Deuxio : attention à l’effet de nivellement de l’offre. Le déploiement massif de ces labels entrainera de facto leur banalisation, profitant prioritairement aux marques de distributeurs en quête d’image et de légitimité. Comment les marques nationales parviendront alors à valoriser leurs propres engagements pour se démarquer ?
Tertio : la taille d’un packaging n’étant pas extensible, les marques devront mettre de l’ordre dans ces labels sous peine de voir l’impact des marques parasité par ces nouveaux clignotants. Parcourez les linéaires : il y a déjà quelques cas « d’agri-wahsing » qui frisent le conflit d’intérêt.
ET LES MARQUES ALORS ?
Ne nous voilons pas la face : il ne suffira pas de quelques pictos pour illustrer ce concept d’une alimentation inclusive plus vertueuse, en interaction avec les hommes et l’environnement. Nombre de grandes marques alimentaires devront repenser leur stratégie de branding. En attestent déjà quelques exemples outre-Atlantique avec la tendance à l’artisanalisation (craftsmanship).
Cette nouvelle appréhension de notre écosystème alimentaire sonne le glas des marques toutes puissantes aux graphismes guerriers, affichant une forme d’arrogance qui cadre mal avec des consommateurs désormais en quête d’authenticité, de savoir-faire et d’engagement. Retour à l’humilité donc, aux marques de producteurs, aux petits faiseurs, aux artisans du bon.

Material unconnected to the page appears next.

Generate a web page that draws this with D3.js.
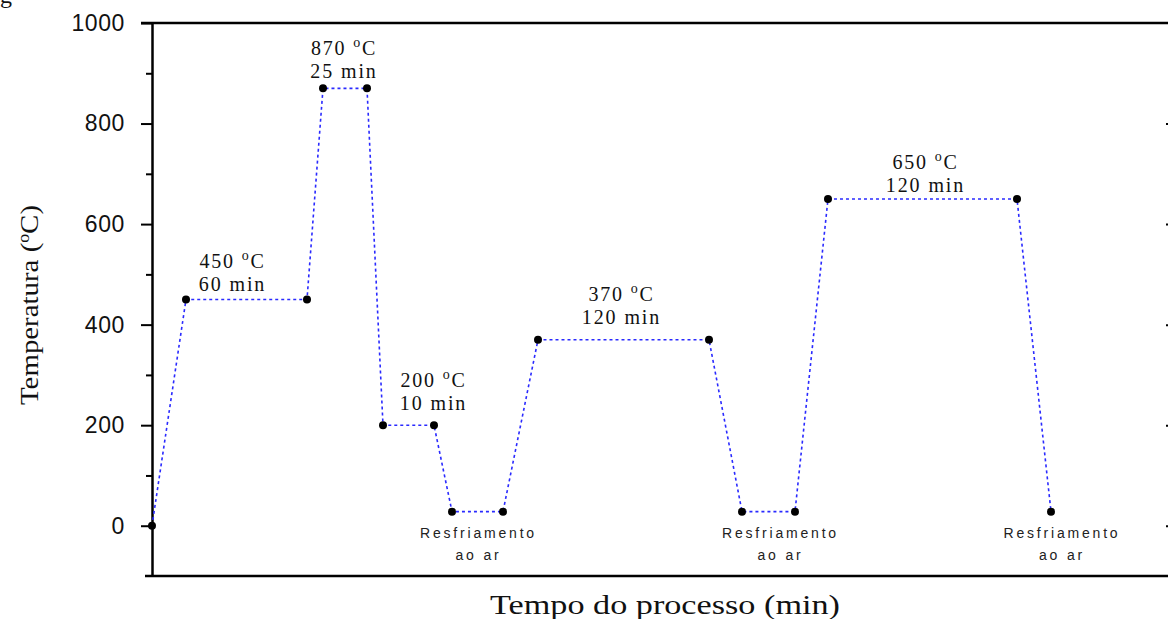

Il y a là tout un langage de marque à révolutionner : visuel, sémantique et symbolique. En se reconnectant à leurs racines et à leurs savoir-faire, en misant sur des filières plus respectueuses des hommes et de la nature, en acceptant une transparence devenue nécessaire, les marques trouveront la source d’une légitimité rétablie auprès de leurs consommateurs mais aussi de nouveaux leviers de différenciation durable.

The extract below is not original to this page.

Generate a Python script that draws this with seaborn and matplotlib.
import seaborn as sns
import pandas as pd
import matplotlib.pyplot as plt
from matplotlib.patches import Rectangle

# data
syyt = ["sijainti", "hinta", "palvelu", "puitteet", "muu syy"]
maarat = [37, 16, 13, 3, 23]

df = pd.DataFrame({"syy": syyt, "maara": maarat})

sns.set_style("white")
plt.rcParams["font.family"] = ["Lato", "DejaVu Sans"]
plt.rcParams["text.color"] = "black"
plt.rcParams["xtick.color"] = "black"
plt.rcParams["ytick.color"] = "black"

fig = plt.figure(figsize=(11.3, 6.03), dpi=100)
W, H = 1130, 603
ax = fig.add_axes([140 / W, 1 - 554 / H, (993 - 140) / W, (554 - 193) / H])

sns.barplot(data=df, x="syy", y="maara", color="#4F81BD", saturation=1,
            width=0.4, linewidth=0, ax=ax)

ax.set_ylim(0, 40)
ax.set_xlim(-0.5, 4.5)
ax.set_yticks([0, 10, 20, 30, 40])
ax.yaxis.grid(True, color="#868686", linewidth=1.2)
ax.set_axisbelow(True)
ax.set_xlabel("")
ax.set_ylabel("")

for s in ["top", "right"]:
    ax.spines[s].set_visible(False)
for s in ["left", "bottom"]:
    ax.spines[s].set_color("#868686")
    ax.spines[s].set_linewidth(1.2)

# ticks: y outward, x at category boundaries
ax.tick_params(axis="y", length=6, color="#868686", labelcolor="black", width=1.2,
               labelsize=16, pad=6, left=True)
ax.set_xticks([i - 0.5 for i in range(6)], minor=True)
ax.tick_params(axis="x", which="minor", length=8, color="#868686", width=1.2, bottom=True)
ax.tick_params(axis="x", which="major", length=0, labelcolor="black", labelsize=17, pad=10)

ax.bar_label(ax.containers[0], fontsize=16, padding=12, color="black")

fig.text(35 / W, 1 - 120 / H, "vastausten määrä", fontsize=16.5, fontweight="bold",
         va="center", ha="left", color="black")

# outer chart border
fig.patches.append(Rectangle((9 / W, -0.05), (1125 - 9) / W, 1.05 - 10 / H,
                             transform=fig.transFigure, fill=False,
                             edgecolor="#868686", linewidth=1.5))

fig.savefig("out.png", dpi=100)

Ces nouveaux labels militent pour une nouvelle appréhension de la chaîne alimentaire dont les marques seront le fer de lance demain. Il s’agira moins de rassurer des consommateurs par défaut en multipliant les labels que de repenser les marques dans leur expression visuelle. Parions-le : l’agro-responsabilité deviendra un enjeu stratégique dans les prochains mois.